The problem is if you come up with a scientific case against a political case, politicians tend to speak in absolutes about what will happen, which they can’t possibly know. Understanding economics is as difficult as understanding landscape ecology. You know the kind of ways that things have happened in the past but you’re still predicting for the future with a degree of uncertainty.

Our own cautiousness isn’t something that’s at the forefront of the public’s minds when science crops up. In popular media, science is often portrayed as a discipline full of answers (think any forensic science show ever) and miracles (think the whole of science fiction). Perhaps modern teaching of science has evolved, but my high school experience with science didn’t involve a lot of ‘maybe’ and ‘theoretically’, it concerned what science knew.

Environmental science, which ecology falls under, suffers from this moreso than other disciplines. Whilst many basic principles relating to chemistry, physics, or math are directly observable, basic ecological principles aren’t always. Take Liebig’s Law, which implies that a species’ distribution will be limited by the scarcest of the resources it depends on. This is hard to document in species, whether it’s because the resource fluctuates, their biology is a mystery to us, or simply because the species is hard to find. It’s one of the few ecological laws, and it’s still often difficult to demonstrate in a practical nature.

We can always count on xkcd to point out some of the flaws of our understanding of science (Image Credit:

We can always count on xkcd to point out some of the flaws of our understanding of science (Image Credit:, CC BY-NC 2.5)

Ambiguity like this can be frustrating, especially if you’re looking for a practical solution to an ecology related problem and you have the false perception of ecology as a source for all your answers. If you’re looking for a solution for algal blooms in your local lake, an ecologically-friendly removal of local wolf populations, or want to know how to lower your farm’s soil acidity, you don’t want parameter estimates or scenario likelihoods, you want definite answers. The reluctance of science to speak in black and white can shake our faith in it, when we’ve been brought up thinking of it as a discipline unwavering in its surety.
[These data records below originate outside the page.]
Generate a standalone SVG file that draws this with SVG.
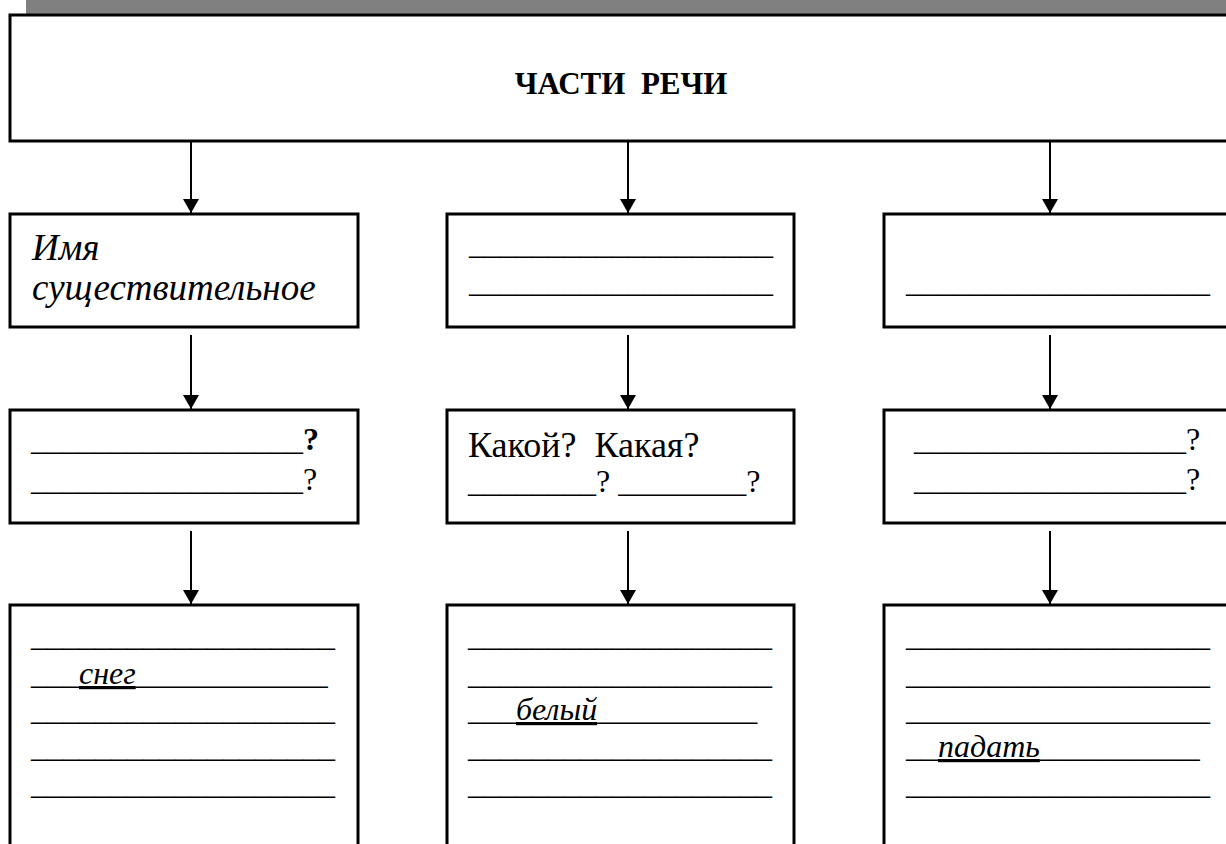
<svg xmlns="http://www.w3.org/2000/svg" width="1226" height="844" viewBox="0 0 1226 844">
<defs>
<style>
.box{fill:#fff;stroke:#000;stroke-width:3}
.conn{stroke:#000;stroke-width:2;fill:none}
.w{font-style:italic;text-decoration:underline}
</style>
<marker id="ah" viewBox="0 0 14 16" refX="14" refY="8" markerWidth="14" markerHeight="16" markerUnits="userSpaceOnUse" orient="auto">
<path d="M0,0 L14,8 L0,16 z" fill="#000"/>
</marker>
</defs>
<rect x="0" y="0" width="1226" height="844" fill="#fff"/>
<rect x="26" y="0" width="1200" height="14" fill="#808080"/>

<g id="root">
<rect class="box" x="10" y="15" width="1240" height="126"/>
<text font-family="'Liberation Serif', serif" font-size="31" font-weight="bold" x="621" y="94" text-anchor="middle" xml:space="preserve">ЧАСТИ  РЕЧИ</text>
</g>

<g id="noun">
<rect class="box" x="10" y="214" width="348" height="113"/>
<text font-family="'Liberation Serif', serif" font-style="italic" font-size="37" x="32" y="260">Имя</text>
<text font-family="'Liberation Serif', serif" font-style="italic" font-size="37" x="32" y="300">существительное</text>
</g>
<g id="adj">
<rect class="box" x="447" y="214" width="347" height="113"/>
<text font-family="'Liberation Serif', serif" font-size="32" x="469" y="254">___________________</text>
<text font-family="'Liberation Serif', serif" font-size="32" x="469" y="292">___________________</text>
</g>
<g id="verb">
<rect class="box" x="884" y="214" width="356" height="113"/>
<text font-family="'Liberation Serif', serif" font-size="32" x="906" y="292">___________________</text>
</g>

<g id="noun-q">
<rect class="box" x="10" y="410" width="348" height="113"/>
<text font-family="'Liberation Serif', serif" font-size="32" x="31" y="450">_________________<tspan font-weight="bold">?</tspan></text>
<text font-family="'Liberation Serif', serif" font-size="32" x="31" y="490">_________________?</text>
</g>
<g id="adj-q">
<rect class="box" x="447" y="410" width="347" height="113"/>
<text font-family="'Liberation Serif', serif" font-size="36" x="468" y="457" xml:space="preserve">Какой?  Какая?</text>
<text font-family="'Liberation Serif', serif" font-size="32" x="468" y="492">________? ________?</text>
</g>
<g id="verb-q">
<rect class="box" x="884" y="410" width="356" height="113"/>
<text font-family="'Liberation Serif', serif" font-size="32" x="914" y="450">_________________?</text>
<text font-family="'Liberation Serif', serif" font-size="32" x="914" y="490">_________________?</text>
</g>

<g id="noun-ex">
<rect class="box" x="10" y="605" width="348" height="260"/>
<text font-family="'Liberation Serif', serif" font-size="32" x="31" y="646">___________________</text>
<text font-family="'Liberation Serif', serif" font-size="32" x="31" y="684">___<tspan class="w">снег</tspan>____________</text>
<text font-family="'Liberation Serif', serif" font-size="32" x="31" y="720">___________________</text>
<text font-family="'Liberation Serif', serif" font-size="32" x="31" y="757">___________________</text>
<text font-family="'Liberation Serif', serif" font-size="32" x="31" y="794">___________________</text>
</g>
<g id="adj-ex">
<rect class="box" x="447" y="605" width="347" height="260"/>
<text font-family="'Liberation Serif', serif" font-size="32" x="468" y="646">___________________</text>
<text font-family="'Liberation Serif', serif" font-size="32" x="468" y="684">___________________</text>
<text font-family="'Liberation Serif', serif" font-size="32" x="468" y="720">___<tspan class="w">белый</tspan>__________</text>
<text font-family="'Liberation Serif', serif" font-size="32" x="468" y="757">___________________</text>
<text font-family="'Liberation Serif', serif" font-size="32" x="468" y="794">___________________</text>
</g>
<g id="verb-ex">
<rect class="box" x="884" y="605" width="356" height="260"/>
<text font-family="'Liberation Serif', serif" font-size="32" x="906" y="646">___________________</text>
<text font-family="'Liberation Serif', serif" font-size="32" x="906" y="684">___________________</text>
<text font-family="'Liberation Serif', serif" font-size="32" x="906" y="720">___________________</text>
<text font-family="'Liberation Serif', serif" font-size="32" x="906" y="757">__<tspan class="w">падать</tspan>__________</text>
<text font-family="'Liberation Serif', serif" font-size="32" x="906" y="794">___________________</text>
</g>

<g id="connectors">
<line class="conn" x1="191" y1="141" x2="191" y2="213" marker-end="url(#ah)"/>
<line class="conn" x1="628" y1="141" x2="628" y2="213" marker-end="url(#ah)"/>
<line class="conn" x1="1050" y1="141" x2="1050" y2="213" marker-end="url(#ah)"/>
<line class="conn" x1="191" y1="335" x2="191" y2="409" marker-end="url(#ah)"/>
<line class="conn" x1="628" y1="335" x2="628" y2="409" marker-end="url(#ah)"/>
<line class="conn" x1="1050" y1="335" x2="1050" y2="409" marker-end="url(#ah)"/>
<line class="conn" x1="191" y1="531" x2="191" y2="604" marker-end="url(#ah)"/>
<line class="conn" x1="628" y1="531" x2="628" y2="604" marker-end="url(#ah)"/>
<line class="conn" x1="1050" y1="531" x2="1050" y2="604" marker-end="url(#ah)"/>
</g>
</svg>
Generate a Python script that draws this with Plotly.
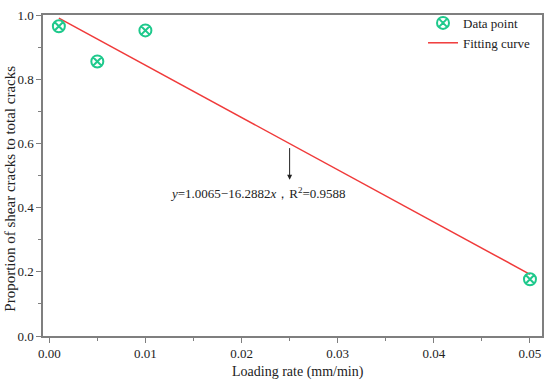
import plotly.graph_objects as go

x_data = [0.001, 0.005, 0.010, 0.050]
y_data = [0.965, 0.855, 0.952, 0.177]
fit_x = [0.001, 0.050]
intercept = 1.0065
slope = -16.2882
fit_y = [intercept + slope * v for v in fit_x]

font = "Liberation Serif, Times New Roman, serif"
axcol = "#7f7f7f"

fig = go.Figure()
fig.add_trace(go.Scatter(x=fit_x, y=fit_y, mode="lines", name="Fitting curve",
                         line=dict(color="#f03a3a", width=1.5)))
fig.add_trace(go.Scatter(x=x_data, y=y_data, mode="markers", name="Data point",
                         marker=dict(symbol="circle-x-open", size=12, color="#1ec98c",
                                     line=dict(width=2, color="#1ec98c"))))

fig.add_annotation(x=0.025, y=0.487, ax=0.025, ay=0.59, xref="x", yref="y",
                   axref="x", ayref="y", showarrow=True, arrowhead=2, arrowsize=1,
                   arrowwidth=1, arrowcolor="#222", text="")
fig.add_annotation(x=0.0217, y=0.447, xref="x", yref="y", showarrow=False,
                   text="<i>y</i>=1.0065−16.2882<i>x</i>，R<sup>2</sup>=0.9588",
                   font=dict(family=font, size=13, color="#222"))

# axis titles
fig.add_annotation(x=0.0259, y=-0.113, xref="x", yref="paper", showarrow=False,
                   text="Loading rate (mm/min)", yanchor="middle",
                   font=dict(family=font, size=14, color="#222"))
fig.add_annotation(x=-0.0655, y=0.46, xref="paper", yref="paper", showarrow=False,
                   text="Proportion of shear cracks to total cracks", textangle=-90,
                   xanchor="center", yanchor="middle",
                   font=dict(family=font, size=15, color="#222"))

axis_common = dict(showline=True, linecolor=axcol, linewidth=1.5, mirror=True,
                   ticks="outside", tickcolor=axcol, ticklen=5, showgrid=False,
                   zeroline=False, automargin=False,
                   tickfont=dict(family=font, size=13, color="#222"))
fig.update_xaxes(range=[-0.00065, 0.05125], tickvals=[0, 0.01, 0.02, 0.03, 0.04, 0.05],
                 ticktext=["0.00", "0.01", "0.02", "0.03", "0.04", "0.05"],
                 minor=dict(ticks="outside", tickvals=[0.005, 0.015, 0.025, 0.035, 0.045],
                            ticklen=3, tickcolor=axcol),
                 **axis_common)
fig.update_yaxes(range=[0, 1.0], tickvals=[0, 0.2, 0.4, 0.6, 0.8, 1.0],
                 ticktext=["0.0", "0.2", "0.4", "0.6", "0.8", "1.0"],
                 minor=dict(ticks="outside", tickvals=[0.1, 0.3, 0.5, 0.7, 0.9],
                            ticklen=3, tickcolor=axcol),
                 **axis_common)

fig.update_layout(width=550, height=380, margin=dict(l=43, r=8, t=10, b=44),
                  paper_bgcolor="white", plot_bgcolor="white",
                  legend=dict(x=0.988, y=1.022, xanchor="right", yanchor="top",
                              traceorder="reversed", bgcolor="rgba(0,0,0,0)",
                              font=dict(family=font, size=13, color="#222"),
                              itemwidth=30, tracegroupgap=0))
fig.write_html("out.html", config={"displayModeBar": False},
               post_script="document.body.style.margin='0';")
Conversely, let’s look at the Theory of Evolution, something which scientists are as close to certain on as they can get. I talked about an ecological law earlier. The main difference between a law and a theory in science is a general lack of exceptions. Strange as it may seem, there are a few exceptions to the Theory of Evolution. So we call it a theory. But a fundamental misunderstanding of the not only the cautious nature, but the cautious language of science, leads people to doubt its notions.

Where to?

So what’s the solution? Do scientists start to combat those parties with political and economic interests contrary to ecological interests with our own bold statements of what will 100% happen if a certain course of action is taken? As much as it pains me to let the aforementioned parties barrel over scientists, I don’t think this attitude helps. It strikes me as disingenuous, and has the potential to further undercut science’s credibility in the future.

I believe that the cautious nature of science should be introduced to us at an earlier age, when it’s more likely to stick with us. More interactions between scientists and the public on non-planet-threatening issues is a good start as well. In an ideal world, we’d also be able to stop asking the people who run Hollywood to stop portraying scientists as eccentric geniuses, but that may be a bridge too far. But making people aware that scientists, particularly ecologists, dabble in likelihoods and not in absolutes, is a step in the right direction.